• PROBLEM TO SOLVE
Starting with the first line of the data below, copy each line up to and including the one containing "(pstart) -- (pend);". Pictures stay out.

* begin *

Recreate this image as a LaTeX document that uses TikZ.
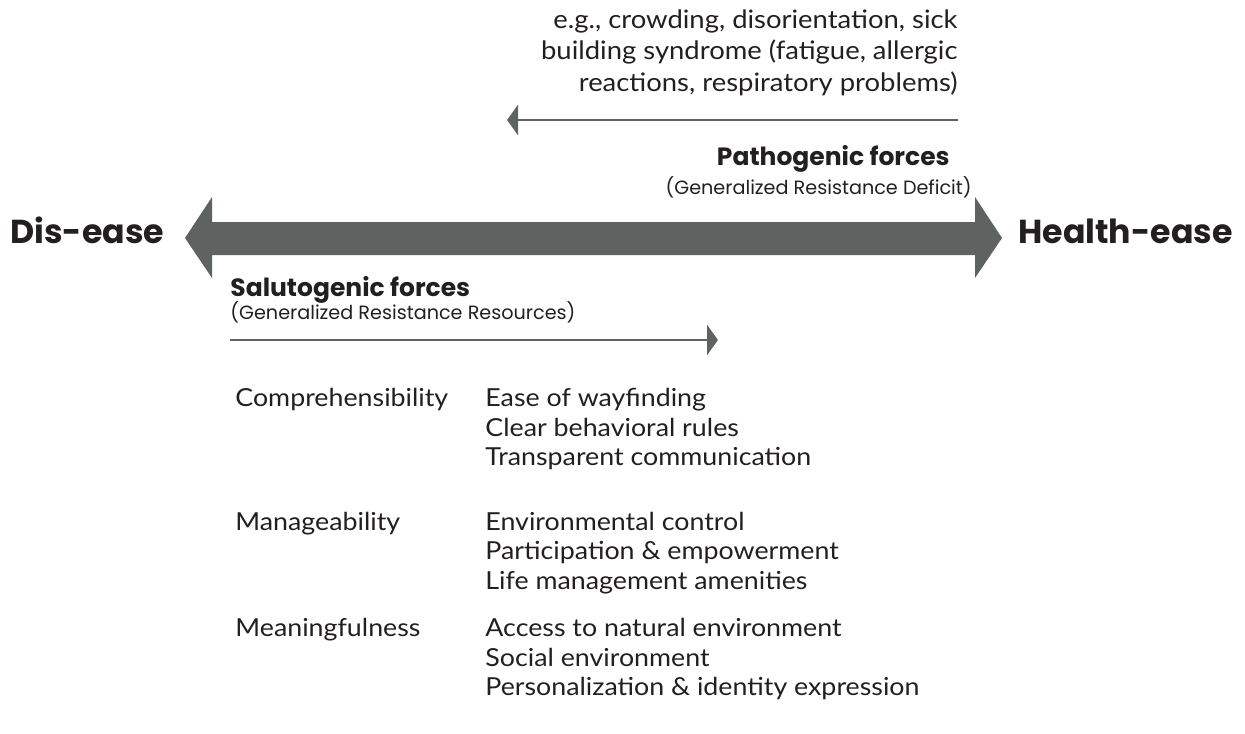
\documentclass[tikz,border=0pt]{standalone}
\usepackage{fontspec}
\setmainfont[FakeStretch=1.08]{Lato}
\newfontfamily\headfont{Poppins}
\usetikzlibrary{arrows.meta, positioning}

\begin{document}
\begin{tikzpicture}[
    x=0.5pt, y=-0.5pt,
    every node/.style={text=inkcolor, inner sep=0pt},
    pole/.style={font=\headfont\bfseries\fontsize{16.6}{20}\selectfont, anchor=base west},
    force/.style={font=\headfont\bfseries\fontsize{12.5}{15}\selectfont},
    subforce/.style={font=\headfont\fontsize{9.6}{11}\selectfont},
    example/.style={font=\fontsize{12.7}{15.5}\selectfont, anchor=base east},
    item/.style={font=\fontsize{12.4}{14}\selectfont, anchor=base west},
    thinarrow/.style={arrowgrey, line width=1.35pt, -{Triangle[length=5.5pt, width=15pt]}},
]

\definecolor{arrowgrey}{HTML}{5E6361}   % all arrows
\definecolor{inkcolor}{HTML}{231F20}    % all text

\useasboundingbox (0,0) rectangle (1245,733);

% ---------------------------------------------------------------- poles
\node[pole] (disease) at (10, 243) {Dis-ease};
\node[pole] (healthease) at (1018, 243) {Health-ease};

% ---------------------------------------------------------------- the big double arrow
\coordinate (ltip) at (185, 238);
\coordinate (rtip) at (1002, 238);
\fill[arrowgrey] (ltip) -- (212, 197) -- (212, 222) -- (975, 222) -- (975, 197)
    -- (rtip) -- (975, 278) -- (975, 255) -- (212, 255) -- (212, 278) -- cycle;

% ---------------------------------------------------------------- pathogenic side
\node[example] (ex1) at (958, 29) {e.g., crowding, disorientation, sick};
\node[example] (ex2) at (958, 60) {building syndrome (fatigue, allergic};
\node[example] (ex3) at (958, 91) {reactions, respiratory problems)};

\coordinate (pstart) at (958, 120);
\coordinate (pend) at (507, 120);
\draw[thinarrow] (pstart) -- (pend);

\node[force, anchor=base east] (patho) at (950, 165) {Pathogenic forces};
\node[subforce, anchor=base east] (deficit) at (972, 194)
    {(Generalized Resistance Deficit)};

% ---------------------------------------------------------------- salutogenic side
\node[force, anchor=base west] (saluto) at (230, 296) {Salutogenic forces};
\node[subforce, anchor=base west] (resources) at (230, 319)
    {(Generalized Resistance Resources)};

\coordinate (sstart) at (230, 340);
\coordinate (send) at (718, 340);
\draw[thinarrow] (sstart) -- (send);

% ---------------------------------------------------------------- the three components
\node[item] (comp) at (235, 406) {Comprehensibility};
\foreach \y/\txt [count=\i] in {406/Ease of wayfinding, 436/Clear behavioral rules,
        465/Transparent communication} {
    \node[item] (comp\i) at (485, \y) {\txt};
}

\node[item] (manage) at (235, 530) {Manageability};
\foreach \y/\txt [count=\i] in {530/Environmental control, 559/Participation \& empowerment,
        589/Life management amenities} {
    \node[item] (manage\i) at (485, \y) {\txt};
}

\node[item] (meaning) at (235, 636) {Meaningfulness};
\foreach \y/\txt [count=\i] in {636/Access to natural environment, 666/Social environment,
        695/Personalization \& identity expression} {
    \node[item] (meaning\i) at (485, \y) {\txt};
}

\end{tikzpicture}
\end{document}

* end *

• FULL SOLUTION
Recreate this image as a LaTeX document that uses TikZ.
\documentclass[tikz,border=0pt]{standalone}
\usepackage{fontspec}
\setmainfont[FakeStretch=1.08]{Lato}
\newfontfamily\headfont{Poppins}
\usetikzlibrary{arrows.meta, positioning}

\begin{document}
\begin{tikzpicture}[
    x=0.5pt, y=-0.5pt,
    every node/.style={text=inkcolor, inner sep=0pt},
    pole/.style={font=\headfont\bfseries\fontsize{16.6}{20}\selectfont, anchor=base west},
    force/.style={font=\headfont\bfseries\fontsize{12.5}{15}\selectfont},
    subforce/.style={font=\headfont\fontsize{9.6}{11}\selectfont},
    example/.style={font=\fontsize{12.7}{15.5}\selectfont, anchor=base east},
    item/.style={font=\fontsize{12.4}{14}\selectfont, anchor=base west},
    thinarrow/.style={arrowgrey, line width=1.35pt, -{Triangle[length=5.5pt, width=15pt]}},
]

\definecolor{arrowgrey}{HTML}{5E6361}   % all arrows
\definecolor{inkcolor}{HTML}{231F20}    % all text

\useasboundingbox (0,0) rectangle (1245,733);

% ---------------------------------------------------------------- poles
\node[pole] (disease) at (10, 243) {Dis-ease};
\node[pole] (healthease) at (1018, 243) {Health-ease};

% ---------------------------------------------------------------- the big double arrow
\coordinate (ltip) at (185, 238);
\coordinate (rtip) at (1002, 238);
\fill[arrowgrey] (ltip) -- (212, 197) -- (212, 222) -- (975, 222) -- (975, 197)
    -- (rtip) -- (975, 278) -- (975, 255) -- (212, 255) -- (212, 278) -- cycle;

% ---------------------------------------------------------------- pathogenic side
\node[example] (ex1) at (958, 29) {e.g., crowding, disorientation, sick};
\node[example] (ex2) at (958, 60) {building syndrome (fatigue, allergic};
\node[example] (ex3) at (958, 91) {reactions, respiratory problems)};

\coordinate (pstart) at (958, 120);
\coordinate (pend) at (507, 120);
\draw[thinarrow] (pstart) -- (pend);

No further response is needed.